Planning Commission member and former Shelby County Commissioner from Collierville Tommy Hart said: “I feel you are disenfranchising your citizens. Until we put a plan on the table, what are they (town residents) voting between? They are not making a choice. They are just affirming what people in the community have talked about.”
The mayors’ terse response: the train has left the station. The fact that it could jump the track any minute – over the price the towns should pay for school buildings and whether municipal districts are entitled to county funding – are mere minor points for them. They are engineers of the Cannonball Express.
The town mayors have said smaller districts are better. The Transition Planning Committee is poised to propose six largely autonomous districts that would be smaller in size than Shelby County Schools (and none of the town mayors seemed to have their present obsession with smaller size when they were part of that 50,000 student district).
Don’t say that. You can’t make me.
All in all, behavior aside, the mayor’s attitude toward public education merely institutionalizes an enmity toward all things Memphis which will provoke a similar hard-nosed response from Memphians over the long term as Memphis interests dominate policies of county government. Just as every action provokes an opposite and equal reaction, it will in the case of schools, but the opposite reaction will set a course that in the end will marginalize the towns in the affairs of our community.

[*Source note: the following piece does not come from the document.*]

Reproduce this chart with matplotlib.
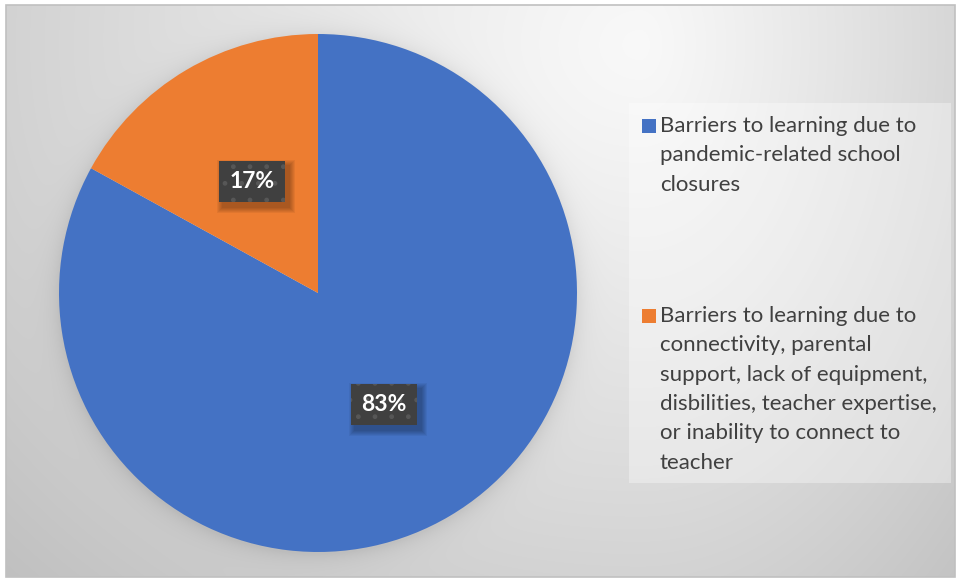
import numpy as np
import matplotlib
matplotlib.use("Agg")
import matplotlib.pyplot as plt
from matplotlib.patches import Rectangle
from matplotlib.transforms import IdentityTransform

# ---- data ----
categories = [
    "Barriers to learning due to\npandemic-related school\nclosures",
    "Barriers to learning due to\nconnectivity, parental\nsupport, lack of equipment,\ndisbilities, teacher expertise,\nor inability to connect to\nteacher",
]
values = [83, 17]
colors = ["#4472C4", "#ED7D31"]

W, H = 957, 580
FONT = "Lato"
TXT = "#404040"

fig = plt.figure(figsize=(W / 100, H / 100), dpi=100)
fig.patch.set_facecolor("white")

# background axes in pixel coords (y down)
bg = fig.add_axes([0, 0, 1, 1])
bg.set_xlim(0, W)
bg.set_ylim(H, 0)
bg.axis("off")

# pie axes
R = 259
cxp, cyp = 318, 293
pie_ax = fig.add_axes([(cxp - R) / W, (H - cyp - R) / H, 2 * R / W, 2 * R / H])

# ---- background gradient with pie shadow ----
x0, y0, x1, y1 = 6, 5, 955, 577
yy, xx = np.mgrid[y0:y1, x0:x1].astype(float) + 0.5
gx, gy = 640, 45
dx = xx - gx
sx = np.where(dx < 0, 760.0, 420.0)
d = np.sqrt((dx / sx) ** 2 + ((yy - gy) / 650.0) ** 2)
v = 0.975 - 0.185 * np.clip(d, 0, 1.4) ** 1.15
r = np.sqrt((xx - cxp) ** 2 + (yy - cyp - 2) ** 2)
v -= 0.07 * np.exp(-np.clip(r - R, 0, None) / 10.0) * (r > R - 3)
v = np.clip(v, 0, 1)
img = np.dstack([v, v, v])
bg.imshow(img, extent=(x0, x1, y1, y0), interpolation="bilinear", zorder=0, aspect="auto")
bg.add_patch(Rectangle((x0, y0), x1 - x0, y1 - y0, fill=False,
                       edgecolor="#c0c0c0", linewidth=1.2, zorder=2))

# legend panel
bg.add_patch(Rectangle((629, 103), 322, 380, facecolor="white", alpha=0.35,
                       edgecolor="none", zorder=1))

# ---- pie ----
wedges, texts, autotexts = pie_ax.pie(
    values, colors=colors, startangle=90, counterclock=False,
    autopct="%1.0f%%", pctdistance=0.5,
    wedgeprops=dict(linewidth=0, zorder=1),
    textprops=dict(color="white", fontsize=16.5, fontweight="bold", family=FONT),
)
pie_ax.set_xlim(-1, 1)
pie_ax.set_ylim(-1, 1)
pie_ax.set_aspect("equal")
pie_ax.axis("off")

for t in autotexts:
    t.set_ha("center")
    t.set_va("center")
    t.set_zorder(5)
    t.set_bbox(dict(boxstyle="square,pad=0.44", facecolor="#404040",
                    edgecolor="#575757", linewidth=0, hatch="."))

# soft shadows behind the label boxes (from rendered box extents, display coords)
fig.canvas.draw()
renderer = fig.canvas.get_renderer()
for t in autotexts:
    ext = t.get_bbox_patch().get_window_extent(renderer)
    for k in range(6):
        g = 6 - k
        pie_ax.add_patch(Rectangle((ext.x0 + 4 - g, ext.y0 - 5 - g), ext.width + 2 * g,
                                   ext.height + 2 * g, facecolor="black",
                                   alpha=0.05, edgecolor="none", zorder=3,
                                   transform=IdentityTransform(), clip_on=False))

# ---- legend ----
entry_tops = [126, 316]
for cat, col, yc in zip(categories, colors, entry_tops):
    bg.add_patch(Rectangle((642, yc - 7), 14, 14, facecolor=col, edgecolor="none", zorder=3))
    bg.text(660, yc - 10, cat, ha="left", va="top", fontsize=16, family=FONT,
            color=TXT, linespacing=1.585, zorder=3)

fig.savefig("out.png", dpi=100)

In other words, in their haste to show their disdain for Memphis, they will set in motion a current that will in the end sweep in the nightmare they fear most: a city government that swells to control 500 square miles of Shelby County and be the single dominant and dominating government in the region as Shelby County Government’s influence dwindles.
Here’s the main thing: if the towns are willing to raise their taxes by at least 15 cents – likely much more in the coming years as we and Mayor Luttrell suspect – they should no longer be subsidized in any way from Shelby County Government.

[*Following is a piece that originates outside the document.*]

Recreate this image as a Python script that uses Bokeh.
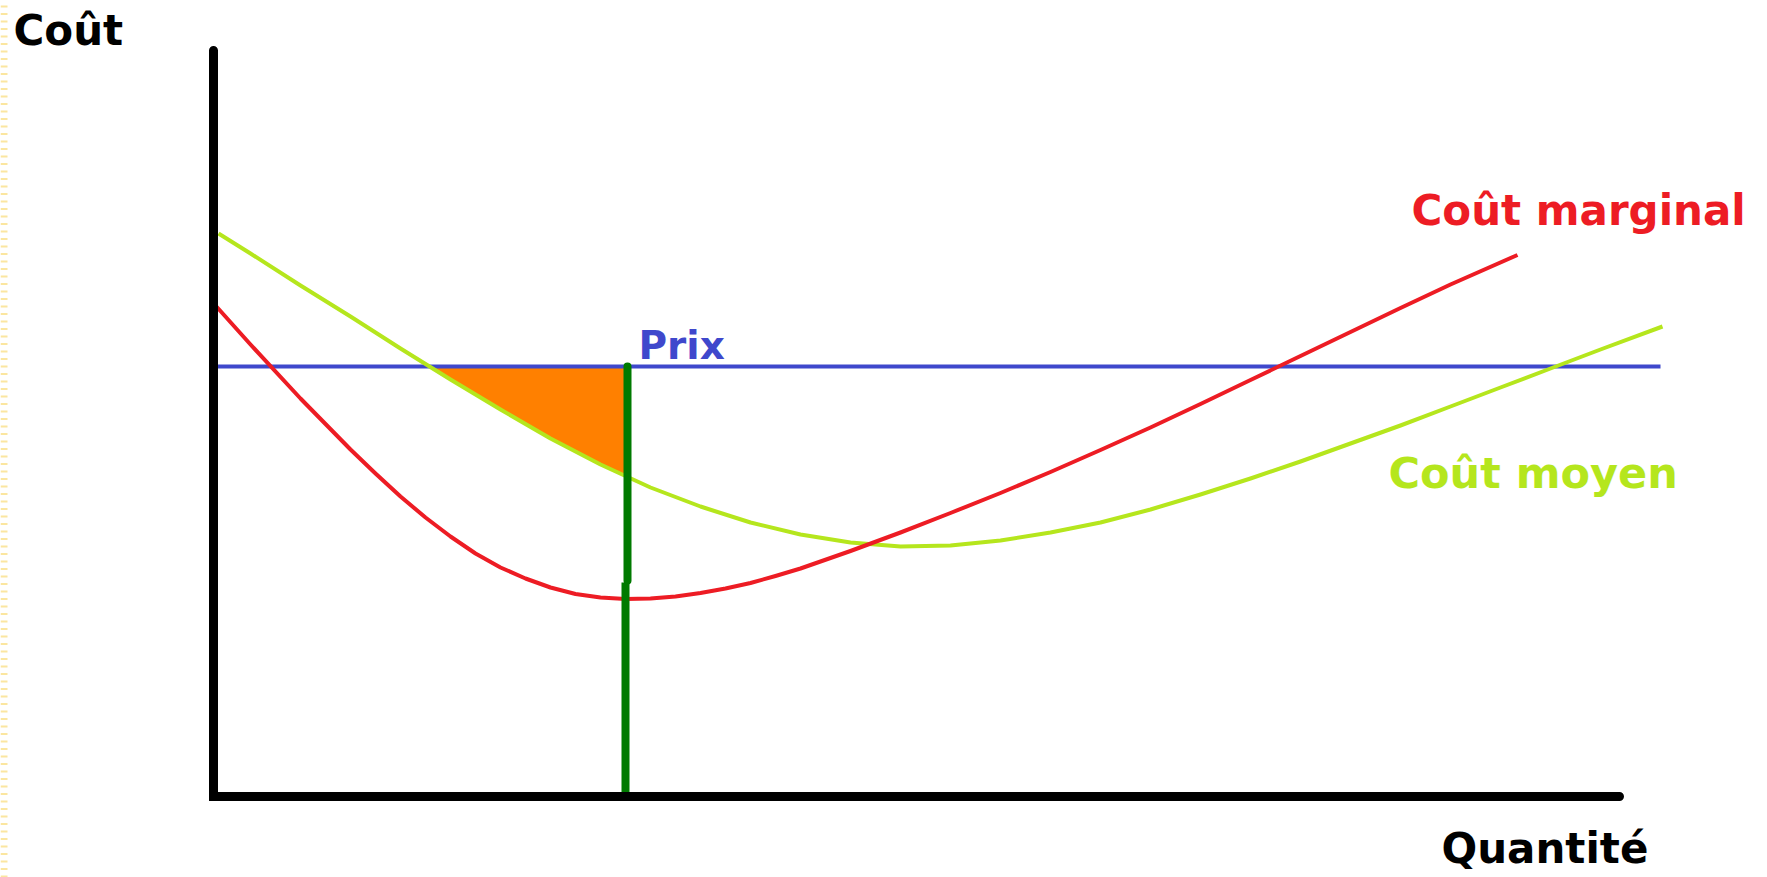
import numpy as np
from bokeh.plotting import figure
from bokeh.models import Range1d, Label
from bokeh.embed import file_html
from bokeh.resources import INLINE

# ---- data (quantity / cost units) ----
mc_q = [0.03, 0.38, 0.88, 1.13, 1.38, 1.63, 1.88, 2.13, 2.38, 2.63, 2.88, 3.13, 3.38, 3.63,
        3.88, 4.13, 4.38, 4.63, 4.88, 5.13, 5.38, 5.63, 5.88,
        6.38, 6.88, 7.38, 7.88, 8.38, 8.88, 9.38, 9.88, 10.38, 10.88, 11.38, 11.88, 12.38, 13.05]
mc_cost = [4.91, 4.52, 3.98, 3.725, 3.47, 3.23, 3.00, 2.79, 2.60, 2.43, 2.29, 2.18, 2.09, 2.025,
           1.99, 1.975, 1.98, 2.00, 2.035, 2.08, 2.135, 2.205, 2.28,
           2.455, 2.64, 2.835, 3.035, 3.245, 3.465, 3.69, 3.925, 4.165, 4.405, 4.645, 4.885, 5.12, 5.415]

ac_q = [0.06, 0.38, 0.88, 1.38, 1.88, 2.38, 2.88, 3.38, 3.88, 4.38, 4.88, 5.38, 5.88, 6.38,
        6.88, 7.38, 7.88, 8.38, 8.88, 9.38, 9.88, 10.38, 10.88, 11.38, 11.88, 12.38, 12.88,
        13.38, 13.88, 14.50]
ac_cost = [5.63, 5.43, 5.11, 4.80, 4.48, 4.17, 3.87, 3.58, 3.32, 3.09, 2.90, 2.74, 2.62, 2.54,
           2.50, 2.51, 2.56, 2.64, 2.74, 2.87, 3.02, 3.18, 3.35, 3.53, 3.71, 3.90, 4.09,
           4.28, 4.47, 4.70]

price = 4.30
price_q_range = [0.01, 14.48]
quantity_chosen = 4.14
q_axis_max = 14.07
cost_axis_max = 7.46

labels = {
    "cost": "Coût",
    "qty": "Quantité",
    "mc": "Coût marginal",
    "ac": "Coût moyen",
    "price": "Prix",
}

RED = "#ed1c24"
LIME = "#b5e61d"
BLUE = "#3f48cc"
ORANGE = "#ff8000"
GREEN = "#007a00"

p = figure(width=1767, height=877, output_backend="svg", toolbar_location=None,
           x_range=Range1d(-2.12, 15.55), y_range=Range1d(-0.81, 7.96),
           x_axis_location=None, y_axis_location=None, min_border=0)
p.grid.visible = False
p.outline_line_color = None
p.background_fill_color = "white"

# faint dashed stripe on the left edge (scan artefact of the original)
stripe_y = 7.96 - 0.06 - np.arange(0, 8.8, 0.075)
p.segment(x0=-2.12, x1=-2.05, y0=stripe_y, y1=stripe_y, line_color="#fbe6a0", line_width=2)

# orange surplus area between price and average cost up to chosen quantity
acq = np.array(ac_q)
acc = np.array(ac_cost)
q_start = float(np.interp(-price, -acc[:14], acq[:14]))
ac_at_q = float(np.interp(quantity_chosen, acq, acc))
mask = (acq > q_start) & (acq < quantity_chosen)
poly_x = [q_start, quantity_chosen, quantity_chosen] + list(acq[mask][::-1])
poly_y = [price, price, ac_at_q] + list(acc[mask][::-1])
p.patch(poly_x, poly_y, fill_color=ORANGE, line_color=None)

# price line
p.line(price_q_range, [price, price], line_color=BLUE, line_width=4)

# cost curves
p.line(ac_q, ac_cost, line_color=LIME, line_width=4, line_join="round")
p.line(mc_q, mc_cost, line_color=RED, line_width=4, line_join="round")

# chosen quantity (drawn in two strokes)
p.line([quantity_chosen + 0.01, quantity_chosen + 0.01], [price, 2.16],
       line_color=GREEN, line_width=8, line_cap="round")
p.line([quantity_chosen - 0.01, quantity_chosen - 0.01], [2.14, -0.04],
       line_color=GREEN, line_width=8)

# axes
p.line([0.01, 0.01, q_axis_max], [cost_axis_max, 0, 0], line_color="black",
       line_width=9, line_cap="round", line_join="miter")

def lab(x, y, t, color, size):
    p.add_layout(Label(x=x, y=y, text=t, text_color=color, text_font="DejaVu Sans",
                       text_font_style="bold", text_font_size=size,
                       text_baseline="alphabetic", text_align="left"))

lab(-1.99, 7.66, labels["cost"], "black", "42px")
lab(12.29, -0.52, labels["qty"], "black", "42px")
lab(11.99, 5.86, labels["mc"], RED, "42px")
lab(11.76, 3.24, labels["ac"], LIME, "43px")
lab(4.26, 4.51, labels["price"], BLUE, "39px")

open("out.html", "w").write(file_html(p, INLINE))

For example, county taxpayers – of whom Memphians are the majority – should not subsidize towns like Arlington and Lakeland. Arlington keeps its taxes low by not having a police department. There, law enforcement is provided by the Shelby County Sheriff’s Department. Lakeland has never been a “real” city with property taxes, and county taxpayers have been subsidizing its law enforcement and fire protection.
Paying Their Way
Residents of Germantown and Collierville clearly must have enough money to start their own ambulance services so that they don’t need a partnership with county government whose calculations about how much the towns owe has been suspect. Meanwhile, no town receives more services and help from county government than Millington.
And if the towns have enough money to jack up taxes to protect their school turf, Memphians would have no objections at all if they would like to repay the costs of decades of subsidies by county government. After all, there was a time in the not too distance past when county government paid for the total cost – and later a percentage of the costs – of major roads inside the towns (it didn’t make a similar offer to Memphis). For decades, Memphians subsidized the towns’ libraries through their county property taxes which paid the total cost of libraries in the towns, both operations and capital costs.
Well, you get the point. If the towns now want the schools within its borders, the Planning Commission should discount it by the percentage of the total county tax base that is paid by residents of that town, thereby, arriving at the final price.
Meanwhile, the town mayors continue to say that there only concern is about the academic achievement of the children within their borders, but notably, there has been no study about how to improve student performance. There’s only been one to justify what the mayors already believed.
One of the hallmarks of childish behaviors is magical thinking, and nothing defines the town mayors’ point of view more than that these days.
I’d love to see a county-wide school system with six fairly autonomous districts. Too often, Shelby County has been us-against-them (Memphis vs. suburbs) and people forget we’re all in the same county. Imagine how much better we’d be doing if we started rowing in the same direction?